# Essential Concepts

## IDS Unit 4: Essential Concepts

### Lesson 1: Water Usage

Data can be used to make predictions. Official data sets rely on censuses or random samples and can be used to make generalizations. On the other hand, data from Participatory Sensing campaigns are not random and rely on the sensors, in our case, humans, to be gathered and limits the ability to generalize.

### Lesson 2: Exploring Water Usage

Exploring different data sets can give us insight about the same processes. Information from an official data set compared with a Participatory Sensing data set can yield more information than one data set alone. Research questions provide an overall direction to make comparisons between data sets.

### Lesson 3: Evaluating and Implementing a Water Campaign

Statistical questions guide a Participatory Sensing campaign so that we can learn about a community or ourselves. These campaigns should be evaluated before implementing to make sure they are reasonable and ethically sound.

### Lesson 4: Learning About Our Water Campaign

Statistical questions guide a Participatory Sensing campaign so that we can learn about a community or ourselves. These campaigns should be tried before implementing to make sure they are collecting the data they are meant to collect and refined accordingly.

### Lesson 5: Statistical Predictions using One Variable

Anyone can make a prediction. But statisticians measure the success of their predictions. This lesson encourages the classroom to consider different measures of success.

### Lesson 6: Statistical Predictions by Applying the Rule

If we use the squared residuals rule, then the mean of our current data is the best prediction of future values. If we use the mean absolute error rule, then the median of the current data is the best prediction of future values.

### Lesson 7: Statistical Predictions Using Two Variables

When predicting values of a variable y, and if y is associated with x, then we can get improved predictions by using our knowledge about x. Basically, we “subset” the data for a given value of x, and use the mean y for those subset values. If the resulting means follow a trend, we can model this trend to generalize to as-yet unseen values of x.

### Lesson 8: What’s the Trend?

Associations are important because they help us make better predictions; the stronger the trend, the better the prediction we can make. “Better” in this case means that our mean squared residuals can be made smaller.

### Lesson 9: Spaghetti Line

We can often use a straight line to summarize a trend. “Eye balling” a straight line to a scatterplot is one way to do this.

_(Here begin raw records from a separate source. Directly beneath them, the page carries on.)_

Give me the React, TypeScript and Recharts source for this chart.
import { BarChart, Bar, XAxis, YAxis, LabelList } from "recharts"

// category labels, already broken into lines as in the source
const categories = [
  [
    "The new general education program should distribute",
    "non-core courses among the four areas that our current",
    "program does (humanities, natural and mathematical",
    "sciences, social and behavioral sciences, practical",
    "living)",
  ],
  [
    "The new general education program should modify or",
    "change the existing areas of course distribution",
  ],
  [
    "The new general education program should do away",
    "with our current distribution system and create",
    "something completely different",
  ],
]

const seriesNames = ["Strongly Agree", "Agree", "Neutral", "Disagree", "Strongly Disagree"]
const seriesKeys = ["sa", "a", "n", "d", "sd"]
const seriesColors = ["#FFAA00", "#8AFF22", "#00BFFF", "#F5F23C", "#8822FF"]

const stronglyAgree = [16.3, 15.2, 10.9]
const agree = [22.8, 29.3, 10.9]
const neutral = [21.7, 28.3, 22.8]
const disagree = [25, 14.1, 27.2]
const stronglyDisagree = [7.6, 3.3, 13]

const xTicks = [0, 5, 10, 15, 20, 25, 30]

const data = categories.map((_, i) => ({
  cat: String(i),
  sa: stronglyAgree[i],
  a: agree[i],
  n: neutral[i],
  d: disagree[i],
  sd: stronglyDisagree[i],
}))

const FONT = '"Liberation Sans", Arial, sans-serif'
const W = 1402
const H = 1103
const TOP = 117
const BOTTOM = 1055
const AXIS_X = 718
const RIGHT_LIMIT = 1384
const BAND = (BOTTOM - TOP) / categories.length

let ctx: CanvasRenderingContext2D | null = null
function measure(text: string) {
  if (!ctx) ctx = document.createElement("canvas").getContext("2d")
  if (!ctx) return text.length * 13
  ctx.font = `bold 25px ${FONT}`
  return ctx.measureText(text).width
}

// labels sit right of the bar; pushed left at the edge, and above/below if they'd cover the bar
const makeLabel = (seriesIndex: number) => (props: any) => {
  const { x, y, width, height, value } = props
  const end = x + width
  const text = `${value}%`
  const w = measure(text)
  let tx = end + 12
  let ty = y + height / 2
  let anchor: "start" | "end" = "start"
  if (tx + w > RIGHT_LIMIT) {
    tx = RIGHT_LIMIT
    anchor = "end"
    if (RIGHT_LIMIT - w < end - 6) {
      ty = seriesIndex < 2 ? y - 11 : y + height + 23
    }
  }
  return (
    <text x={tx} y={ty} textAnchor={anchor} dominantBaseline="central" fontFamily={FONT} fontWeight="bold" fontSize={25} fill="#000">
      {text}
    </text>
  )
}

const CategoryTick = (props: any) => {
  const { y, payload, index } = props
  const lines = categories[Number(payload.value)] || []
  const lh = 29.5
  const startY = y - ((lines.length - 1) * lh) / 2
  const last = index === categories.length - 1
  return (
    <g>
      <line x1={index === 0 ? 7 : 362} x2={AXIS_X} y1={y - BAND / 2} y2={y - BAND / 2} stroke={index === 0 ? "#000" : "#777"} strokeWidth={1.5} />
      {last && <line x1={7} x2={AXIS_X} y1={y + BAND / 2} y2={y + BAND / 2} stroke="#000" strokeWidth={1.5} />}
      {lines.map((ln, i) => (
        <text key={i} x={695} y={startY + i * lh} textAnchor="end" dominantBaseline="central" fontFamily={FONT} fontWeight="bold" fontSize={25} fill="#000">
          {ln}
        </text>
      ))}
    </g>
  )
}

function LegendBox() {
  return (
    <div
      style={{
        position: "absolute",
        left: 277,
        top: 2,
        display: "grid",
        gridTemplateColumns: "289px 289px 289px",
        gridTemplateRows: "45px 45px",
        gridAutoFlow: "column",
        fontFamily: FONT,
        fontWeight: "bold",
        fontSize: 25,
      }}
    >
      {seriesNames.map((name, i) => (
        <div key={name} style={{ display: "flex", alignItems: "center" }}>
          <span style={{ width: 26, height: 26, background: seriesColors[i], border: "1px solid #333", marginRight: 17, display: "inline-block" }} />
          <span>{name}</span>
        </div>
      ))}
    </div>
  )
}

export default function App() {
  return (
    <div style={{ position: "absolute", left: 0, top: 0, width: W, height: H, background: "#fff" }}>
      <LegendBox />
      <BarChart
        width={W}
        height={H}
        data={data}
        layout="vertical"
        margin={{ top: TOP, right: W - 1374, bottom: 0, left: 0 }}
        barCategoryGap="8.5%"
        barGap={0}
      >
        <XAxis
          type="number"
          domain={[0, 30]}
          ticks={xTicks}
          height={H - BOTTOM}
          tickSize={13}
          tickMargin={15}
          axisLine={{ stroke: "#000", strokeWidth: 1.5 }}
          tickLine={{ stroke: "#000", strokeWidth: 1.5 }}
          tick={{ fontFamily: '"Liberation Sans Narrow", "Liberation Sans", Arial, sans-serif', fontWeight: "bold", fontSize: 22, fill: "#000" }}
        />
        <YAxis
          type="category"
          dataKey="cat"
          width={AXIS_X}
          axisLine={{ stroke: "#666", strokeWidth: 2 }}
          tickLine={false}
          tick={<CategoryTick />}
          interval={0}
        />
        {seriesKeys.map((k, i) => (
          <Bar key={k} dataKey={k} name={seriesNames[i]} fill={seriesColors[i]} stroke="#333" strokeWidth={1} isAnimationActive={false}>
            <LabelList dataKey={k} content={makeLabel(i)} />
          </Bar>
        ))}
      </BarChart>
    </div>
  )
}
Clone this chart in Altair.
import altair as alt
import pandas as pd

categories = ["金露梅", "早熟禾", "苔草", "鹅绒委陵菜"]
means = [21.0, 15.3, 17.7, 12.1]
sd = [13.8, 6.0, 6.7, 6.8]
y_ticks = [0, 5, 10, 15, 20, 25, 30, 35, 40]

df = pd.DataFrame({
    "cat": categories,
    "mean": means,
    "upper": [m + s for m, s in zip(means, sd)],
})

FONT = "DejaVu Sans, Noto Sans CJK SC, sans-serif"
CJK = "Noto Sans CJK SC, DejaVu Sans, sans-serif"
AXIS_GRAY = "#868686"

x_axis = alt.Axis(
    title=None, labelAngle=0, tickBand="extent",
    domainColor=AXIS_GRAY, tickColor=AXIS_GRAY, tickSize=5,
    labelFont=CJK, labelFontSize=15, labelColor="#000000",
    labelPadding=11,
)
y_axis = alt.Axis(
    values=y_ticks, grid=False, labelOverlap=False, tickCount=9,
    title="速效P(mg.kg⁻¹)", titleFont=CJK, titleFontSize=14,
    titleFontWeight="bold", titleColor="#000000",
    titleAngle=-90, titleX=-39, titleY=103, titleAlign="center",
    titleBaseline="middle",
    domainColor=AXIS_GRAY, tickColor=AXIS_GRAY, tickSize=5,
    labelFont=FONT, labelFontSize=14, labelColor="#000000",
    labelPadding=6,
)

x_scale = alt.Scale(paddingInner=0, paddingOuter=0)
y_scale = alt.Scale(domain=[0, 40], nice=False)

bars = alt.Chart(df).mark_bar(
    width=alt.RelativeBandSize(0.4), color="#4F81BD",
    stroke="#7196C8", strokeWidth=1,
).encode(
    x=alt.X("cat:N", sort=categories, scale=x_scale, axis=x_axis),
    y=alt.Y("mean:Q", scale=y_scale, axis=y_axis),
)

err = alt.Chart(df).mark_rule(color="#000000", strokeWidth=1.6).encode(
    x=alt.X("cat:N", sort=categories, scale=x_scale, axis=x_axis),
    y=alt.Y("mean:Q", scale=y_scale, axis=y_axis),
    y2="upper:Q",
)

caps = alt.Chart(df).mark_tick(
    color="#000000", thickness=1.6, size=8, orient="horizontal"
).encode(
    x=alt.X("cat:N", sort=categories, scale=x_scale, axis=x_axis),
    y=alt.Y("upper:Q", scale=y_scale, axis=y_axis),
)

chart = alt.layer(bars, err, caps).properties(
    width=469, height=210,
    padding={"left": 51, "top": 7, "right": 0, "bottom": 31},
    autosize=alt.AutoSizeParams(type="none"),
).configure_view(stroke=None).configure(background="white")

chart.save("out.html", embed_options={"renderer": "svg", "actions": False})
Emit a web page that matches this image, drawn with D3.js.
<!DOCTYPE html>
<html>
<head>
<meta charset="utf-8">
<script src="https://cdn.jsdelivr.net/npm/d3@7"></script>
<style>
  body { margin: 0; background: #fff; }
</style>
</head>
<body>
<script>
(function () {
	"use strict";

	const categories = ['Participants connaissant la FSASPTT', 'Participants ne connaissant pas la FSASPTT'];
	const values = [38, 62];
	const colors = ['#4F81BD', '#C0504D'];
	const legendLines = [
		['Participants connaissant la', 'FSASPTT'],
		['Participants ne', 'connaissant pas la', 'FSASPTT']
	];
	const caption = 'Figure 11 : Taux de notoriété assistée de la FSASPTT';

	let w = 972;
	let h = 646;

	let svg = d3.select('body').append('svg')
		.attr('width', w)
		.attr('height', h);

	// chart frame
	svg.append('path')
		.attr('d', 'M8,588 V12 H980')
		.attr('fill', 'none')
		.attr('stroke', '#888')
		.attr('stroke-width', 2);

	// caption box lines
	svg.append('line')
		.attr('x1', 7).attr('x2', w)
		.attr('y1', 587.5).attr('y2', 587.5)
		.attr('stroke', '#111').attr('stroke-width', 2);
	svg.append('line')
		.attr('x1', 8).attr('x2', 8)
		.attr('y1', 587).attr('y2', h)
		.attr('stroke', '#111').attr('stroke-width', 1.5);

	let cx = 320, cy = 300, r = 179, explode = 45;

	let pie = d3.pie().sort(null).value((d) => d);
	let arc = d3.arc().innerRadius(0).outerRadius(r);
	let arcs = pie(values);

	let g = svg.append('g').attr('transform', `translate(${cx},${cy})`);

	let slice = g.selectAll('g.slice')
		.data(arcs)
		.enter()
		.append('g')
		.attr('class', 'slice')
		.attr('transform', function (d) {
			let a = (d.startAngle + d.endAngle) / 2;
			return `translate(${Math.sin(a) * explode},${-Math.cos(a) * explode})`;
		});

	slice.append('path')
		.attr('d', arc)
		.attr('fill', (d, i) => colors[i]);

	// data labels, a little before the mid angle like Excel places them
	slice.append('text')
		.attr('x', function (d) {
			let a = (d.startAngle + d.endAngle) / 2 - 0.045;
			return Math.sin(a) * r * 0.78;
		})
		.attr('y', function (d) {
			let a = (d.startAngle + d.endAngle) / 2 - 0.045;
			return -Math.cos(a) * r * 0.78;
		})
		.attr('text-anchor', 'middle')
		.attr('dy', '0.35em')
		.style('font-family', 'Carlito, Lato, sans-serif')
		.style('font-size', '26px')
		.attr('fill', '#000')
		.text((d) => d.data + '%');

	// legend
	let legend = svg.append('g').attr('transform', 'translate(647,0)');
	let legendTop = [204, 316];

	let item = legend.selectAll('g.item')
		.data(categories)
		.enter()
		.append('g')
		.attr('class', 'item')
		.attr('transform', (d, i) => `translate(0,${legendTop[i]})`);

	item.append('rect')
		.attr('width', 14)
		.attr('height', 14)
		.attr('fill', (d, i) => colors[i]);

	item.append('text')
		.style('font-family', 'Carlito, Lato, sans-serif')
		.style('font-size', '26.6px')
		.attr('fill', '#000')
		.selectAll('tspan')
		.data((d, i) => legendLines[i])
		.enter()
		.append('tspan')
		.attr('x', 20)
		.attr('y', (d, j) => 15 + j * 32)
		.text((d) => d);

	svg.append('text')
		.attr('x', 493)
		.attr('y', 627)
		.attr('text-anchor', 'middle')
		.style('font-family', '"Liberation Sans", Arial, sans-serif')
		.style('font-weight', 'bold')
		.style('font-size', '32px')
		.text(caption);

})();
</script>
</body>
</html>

### Lesson 10: Predicting Values

The regression line can be used to make good predictions about values of y for any given value of x. This works for exactly the same reason the mean works well for one variable: the predictions will make your score on the mean squared residuals as small as possible.

### Lesson 11: How Strong Is It?

A high absolute value for correlation means a strong linear trend. A value close to 0 means a weak linear trend.

### Lesson 12: More Variables to Make Better Predictions

We can use scatterplots to assess which variables might lead to strong predictive models. Sometimes using several predictors in one model can produce stronger models.

### Lesson 13: Combination of Variables

If multiple predictors are associated with the response variable, a better predictive model will be produced, as measured by the mean absolute error.

### Lesson 14: Improving your Model

If a linear model is fit to a non-linear trend, it will not do a good job of predicting. For this reason, we need to identify non-linear trends by looking at a scatterplot or the model needs to match the trend.

### Lesson 15: The Growth of Landfills

Modeling does not always have to produce an equation. Instead, we can create models to answer real-world problems related to our community.

### Lesson 16: Exploring Trash via the Dashboard

Exploring the IDS Dashboard provides a visual approach to data analysis.

### Lesson 17: Exploring Trash via RStudio

RStudio can be used to verify initial results/findings from data analysis done via the IDS Dashboard.

### Lesson 18: Grow Your Own Classification Tree

Many data sets have multiple predictors and are very non-linear. We can still use this data, but need to model it differently, such as in a decision tree. Decision trees are a useful tool for classifying observations into groups.

### Lesson 19: Data Scientists or Doctors?

We can determine the usefulness of decision trees by comparing the number of misclassifications in each.

### Lesson 20: Where Do I Belong?

We can identify groups, or “clusters,” in data based on a few characteristics. For example, it is easy to classify a classroom into males and females, but what if you only knew each student’s arm span? How well could you classify their genders now?

### Lesson 21: Our Class Network

Networks are made when observations are interconnected. In a social setting, we can examine how different people are connected by finding relationships between other people in a network.